— Given exercise —
Copy out the listing that follows exactly, dropping every picture.

** BEGIN **

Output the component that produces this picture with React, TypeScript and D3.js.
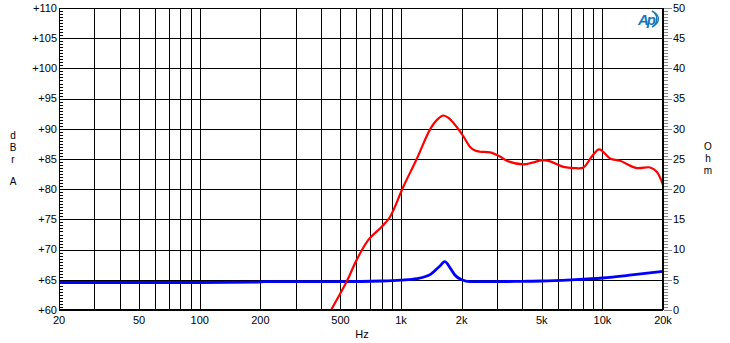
import React from 'react';
import * as d3 from 'd3';

// frequency response (dBrA, left axis)
const RED_FREQ = [449, 537, 602, 688, 802, 881, 1026, 1196, 1394, 1520, 1622, 1720, 1891, 2043, 2203, 2332, 2468, 2768, 3103, 3350, 4056, 4500, 5000, 5500, 6400, 7200, 8050, 8860, 9640, 10920, 12240, 14820, 17260, 18620, 20000];
const RED_DB = [60, 64.7, 68.3, 71.6, 73.8, 75.4, 80.4, 85.0, 89.9, 91.6, 92.2, 91.8, 90.3, 88.7, 87.0, 86.4, 86.2, 86.1, 85.4, 84.7, 84.1, 84.4, 84.8, 84.6, 83.7, 83.5, 83.6, 85.4, 86.6, 85.1, 84.7, 83.5, 83.6, 82.9, 80.7];

// impedance (Ohm, right axis)
const BLUE_FREQ = [20, 100, 190, 210, 500, 800, 1000, 1200, 1400, 1550, 1650, 1750, 1850, 2000, 2200, 3000, 4000, 5000, 7000, 10000, 14000, 20000];
const BLUE_OHM = [4.55, 4.55, 4.6, 4.7, 4.7, 4.8, 4.95, 5.2, 5.9, 7.2, 8.0, 7.0, 5.8, 5.0, 4.7, 4.7, 4.75, 4.8, 5.0, 5.3, 5.8, 6.4];

const X_GRID = [20, 30, 40, 50, 60, 70, 80, 90, 100, 200, 300, 400, 500, 600, 700, 800, 900, 1000, 2000, 3000, 4000, 5000, 6000, 7000, 8000, 9000, 10000, 20000];
const X_LABELS: [number, string][] = [[20, '20'], [50, '50'], [100, '100'], [200, '200'], [500, '500'], [1000, '1k'], [2000, '2k'], [5000, '5k'], [10000, '10k'], [20000, '20k']];
const DB_TICKS = [60, 65, 70, 75, 80, 85, 90, 95, 100, 105, 110];
const OHM_TICKS = [0, 5, 10, 15, 20, 25, 30, 35, 40, 45, 50];

const W = 730;
const H = 343;
const M = { left: 59, right: 663, top: 8, bottom: 310 };
const FONT = "'Liberation Sans', Arial, sans-serif";

export default function App() {
  const x = d3.scaleLog().domain([20, 20000]).range([M.left, M.right]);
  const yL = d3.scaleLinear().domain([60, 110]).range([M.bottom, M.top]);
  const yR = d3.scaleLinear().domain([0, 50]).range([M.bottom, M.top]);

  const redLine = d3.line<number>()
    .x((_, i) => x(RED_FREQ[i]))
    .y(d => yL(d))
    .curve(d3.curveCatmullRom.alpha(0.5));
  const blueLine = d3.line<number>()
    .x((_, i) => x(BLUE_FREQ[i]))
    .y(d => yR(d))
    .curve(d3.curveMonotoneX);

  const minorL = d3.range(60, 110.01, 0.5);
  const minorR = d3.range(0, 50.01, 0.5);

  return (
    <div style={{ position: 'fixed', left: 0, top: 0 }}>
      <svg width={W} height={H} style={{ display: 'block', background: '#fff' }} fontFamily={FONT}>
        <defs>
          <clipPath id="plot">
            <rect x={M.left} y={M.top} width={M.right - M.left} height={M.bottom - M.top} />
          </clipPath>
        </defs>
        {/* grid */}
        {X_GRID.map(f => (
          <line key={'vx' + f} x1={Math.round(x(f)) + 0.5} x2={Math.round(x(f)) + 0.5} y1={M.top} y2={M.bottom}
            stroke="#000" strokeWidth={1} />
        ))}
        {DB_TICKS.map(v => (
          <line key={'hy' + v} x1={M.left} x2={M.right} y1={Math.round(yL(v)) + 0.5} y2={Math.round(yL(v)) + 0.5}
            stroke="#000" strokeWidth={1} />
        ))}
        {/* left minor ticks */}
        {minorL.map(v => (
          <line key={'ml' + v} x1={M.left} x2={M.left + 4} y1={Math.round(yL(v)) + 0.5} y2={Math.round(yL(v)) + 0.5}
            stroke="#000" strokeWidth={1} />
        ))}
        {/* right ticks */}
        {minorR.map(v => (
          <line key={'mr' + v} x1={M.right + 1} x2={M.right + (v % 5 === 0 ? 9 : 5)}
            y1={Math.round(yR(v)) + 0.5} y2={Math.round(yR(v)) + 0.5}
            stroke="#888" strokeWidth={1} />
        ))}
        {/* curves */}
        <g clipPath="url(#plot)">
          <path d={blueLine(BLUE_OHM) || ''} fill="none" stroke="#0000ff" strokeWidth={2.8} />
          <path d={redLine(RED_DB) || ''} fill="none" stroke="#ff0000" strokeWidth={2.2} />
        </g>
        {/* frame */}
        <rect x={M.left + 0.5} y={M.top + 0.5} width={M.right - M.left - 1} height={M.bottom - M.top - 1}
          fill="none" stroke="#000" strokeWidth={1} />
        {/* left labels */}
        {DB_TICKS.map(v => (
          <text key={'ll' + v} x={M.left - 2} y={yL(v)} dy="0.35em" textAnchor="end" fontSize={11} fill="#000">
            {'+' + v}
          </text>
        ))}
        {OHM_TICKS.map(v => (
          <text key={'rl' + v} x={M.right + 10} y={yR(v)} dy="0.35em" textAnchor="start" fontSize={11} fill="#000">
            {v}
          </text>
        ))}
        {X_LABELS.map(([f, s]) => (
          <text key={'xl' + f} x={x(f)} y={324} textAnchor="middle" fontSize={11} fill="#000">{s}</text>
        ))}
        <text x={362} y={338} textAnchor="middle" fontSize={11} fill="#000">Hz</text>
        {/* axis titles */}
        {[['d', 135], ['B', 147], ['r', 159], ['A', 181]].map(([c, yy]) => (
          <text key={'t' + c} x={13} y={yy as number} dy="0.35em" textAnchor="middle" fontSize={10} fill="#000">{c}</text>
        ))}
        {[['O', 146], ['h', 158], ['m', 170]].map(([c, yy]) => (
          <text key={'o' + c} x={708} y={yy as number} dy="0.35em" textAnchor="middle" fontSize={10} fill="#000">{c}</text>
        ))}
        {/* AP logo */}
        <g fill="#1478b8" stroke="none">
          <text x={646} y={25} textAnchor="middle" fontSize={15} fontWeight="bold" fontStyle="italic" fill="#1478b8"
            letterSpacing={-2}>Ap</text>
          <path d="M652,11 A9,9 0 0 1 652,27" fill="none" stroke="#1478b8" strokeWidth={1.6} />
          <path d="M655,13 A7,7 0 0 1 655,25" fill="none" stroke="#1478b8" strokeWidth={1.2} />
        </g>
      </svg>
    </div>
  );
}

** END **

— Answer to the task —
Output the component that produces this picture with React, TypeScript and D3.js.
import React from 'react';
import * as d3 from 'd3';

// frequency response (dBrA, left axis)
const RED_FREQ = [449, 537, 602, 688, 802, 881, 1026, 1196, 1394, 1520, 1622, 1720, 1891, 2043, 2203, 2332, 2468, 2768, 3103, 3350, 4056, 4500, 5000, 5500, 6400, 7200, 8050, 8860, 9640, 10920, 12240, 14820, 17260, 18620, 20000];
const RED_DB = [60, 64.7, 68.3, 71.6, 73.8, 75.4, 80.4, 85.0, 89.9, 91.6, 92.2, 91.8, 90.3, 88.7, 87.0, 86.4, 86.2, 86.1, 85.4, 84.7, 84.1, 84.4, 84.8, 84.6, 83.7, 83.5, 83.6, 85.4, 86.6, 85.1, 84.7, 83.5, 83.6, 82.9, 80.7];

// impedance (Ohm, right axis)
const BLUE_FREQ = [20, 100, 190, 210, 500, 800, 1000, 1200, 1400, 1550, 1650, 1750, 1850, 2000, 2200, 3000, 4000, 5000, 7000, 10000, 14000, 20000];
const BLUE_OHM = [4.55, 4.55, 4.6, 4.7, 4.7, 4.8, 4.95, 5.2, 5.9, 7.2, 8.0, 7.0, 5.8, 5.0, 4.7, 4.7, 4.75, 4.8, 5.0, 5.3, 5.8, 6.4];

const X_GRID = [20, 30, 40, 50, 60, 70, 80, 90, 100, 200, 300, 400, 500, 600, 700, 800, 900, 1000, 2000, 3000, 4000, 5000, 6000, 7000, 8000, 9000, 10000, 20000];
const X_LABELS: [number, string][] = [[20, '20'], [50, '50'], [100, '100'], [200, '200'], [500, '500'], [1000, '1k'], [2000, '2k'], [5000, '5k'], [10000, '10k'], [20000, '20k']];
const DB_TICKS = [60, 65, 70, 75, 80, 85, 90, 95, 100, 105, 110];
const OHM_TICKS = [0, 5, 10, 15, 20, 25, 30, 35, 40, 45, 50];

const W = 730;
const H = 343;
const M = { left: 59, right: 663, top: 8, bottom: 310 };
const FONT = "'Liberation Sans', Arial, sans-serif";

export default function App() {
  const x = d3.scaleLog().domain([20, 20000]).range([M.left, M.right]);
  const yL = d3.scaleLinear().domain([60, 110]).range([M.bottom, M.top]);
  const yR = d3.scaleLinear().domain([0, 50]).range([M.bottom, M.top]);

  const redLine = d3.line<number>()
    .x((_, i) => x(RED_FREQ[i]))
    .y(d => yL(d))
    .curve(d3.curveCatmullRom.alpha(0.5));
  const blueLine = d3.line<number>()
    .x((_, i) => x(BLUE_FREQ[i]))
    .y(d => yR(d))
    .curve(d3.curveMonotoneX);

  const minorL = d3.range(60, 110.01, 0.5);
  const minorR = d3.range(0, 50.01, 0.5);

  return (
    <div style={{ position: 'fixed', left: 0, top: 0 }}>
      <svg width={W} height={H} style={{ display: 'block', background: '#fff' }} fontFamily={FONT}>
        <defs>
          <clipPath id="plot">
            <rect x={M.left} y={M.top} width={M.right - M.left} height={M.bottom - M.top} />
          </clipPath>
        </defs>
        {/* grid */}
        {X_GRID.map(f => (
          <line key={'vx' + f} x1={Math.round(x(f)) + 0.5} x2={Math.round(x(f)) + 0.5} y1={M.top} y2={M.bottom}
            stroke="#000" strokeWidth={1} />
        ))}
        {DB_TICKS.map(v => (
          <line key={'hy' + v} x1={M.left} x2={M.right} y1={Math.round(yL(v)) + 0.5} y2={Math.round(yL(v)) + 0.5}
            stroke="#000" strokeWidth={1} />
        ))}
        {/* left minor ticks */}
        {minorL.map(v => (
          <line key={'ml' + v} x1={M.left} x2={M.left + 4} y1={Math.round(yL(v)) + 0.5} y2={Math.round(yL(v)) + 0.5}
            stroke="#000" strokeWidth={1} />
        ))}
        {/* right ticks */}
        {minorR.map(v => (
          <line key={'mr' + v} x1={M.right + 1} x2={M.right + (v % 5 === 0 ? 9 : 5)}
            y1={Math.round(yR(v)) + 0.5} y2={Math.round(yR(v)) + 0.5}
            stroke="#888" strokeWidth={1} />
        ))}
        {/* curves */}
        <g clipPath="url(#plot)">
          <path d={blueLine(BLUE_OHM) || ''} fill="none" stroke="#0000ff" strokeWidth={2.8} />
          <path d={redLine(RED_DB) || ''} fill="none" stroke="#ff0000" strokeWidth={2.2} />
        </g>
        {/* frame */}
        <rect x={M.left + 0.5} y={M.top + 0.5} width={M.right - M.left - 1} height={M.bottom - M.top - 1}
          fill="none" stroke="#000" strokeWidth={1} />
        {/* left labels */}
        {DB_TICKS.map(v => (
          <text key={'ll' + v} x={M.left - 2} y={yL(v)} dy="0.35em" textAnchor="end" fontSize={11} fill="#000">
            {'+' + v}
          </text>
        ))}
        {OHM_TICKS.map(v => (
          <text key={'rl' + v} x={M.right + 10} y={yR(v)} dy="0.35em" textAnchor="start" fontSize={11} fill="#000">
            {v}
          </text>
        ))}
        {X_LABELS.map(([f, s]) => (
          <text key={'xl' + f} x={x(f)} y={324} textAnchor="middle" fontSize={11} fill="#000">{s}</text>
        ))}
        <text x={362} y={338} textAnchor="middle" fontSize={11} fill="#000">Hz</text>
        {/* axis titles */}
        {[['d', 135], ['B', 147], ['r', 159], ['A', 181]].map(([c, yy]) => (
          <text key={'t' + c} x={13} y={yy as number} dy="0.35em" textAnchor="middle" fontSize={10} fill="#000">{c}</text>
        ))}
        {[['O', 146], ['h', 158], ['m', 170]].map(([c, yy]) => (
          <text key={'o' + c} x={708} y={yy as number} dy="0.35em" textAnchor="middle" fontSize={10} fill="#000">{c}</text>
        ))}
        {/* AP logo */}
        <g fill="#1478b8" stroke="none">
          <text x={646} y={25} textAnchor="middle" fontSize={15} fontWeight="bold" fontStyle="italic" fill="#1478b8"
            letterSpacing={-2}>Ap</text>
          <path d="M652,11 A9,9 0 0 1 652,27" fill="none" stroke="#1478b8" strokeWidth={1.6} />
          <path d="M655,13 A7,7 0 0 1 655,25" fill="none" stroke="#1478b8" strokeWidth={1.2} />
        </g>
      </svg>
    </div>
  );
}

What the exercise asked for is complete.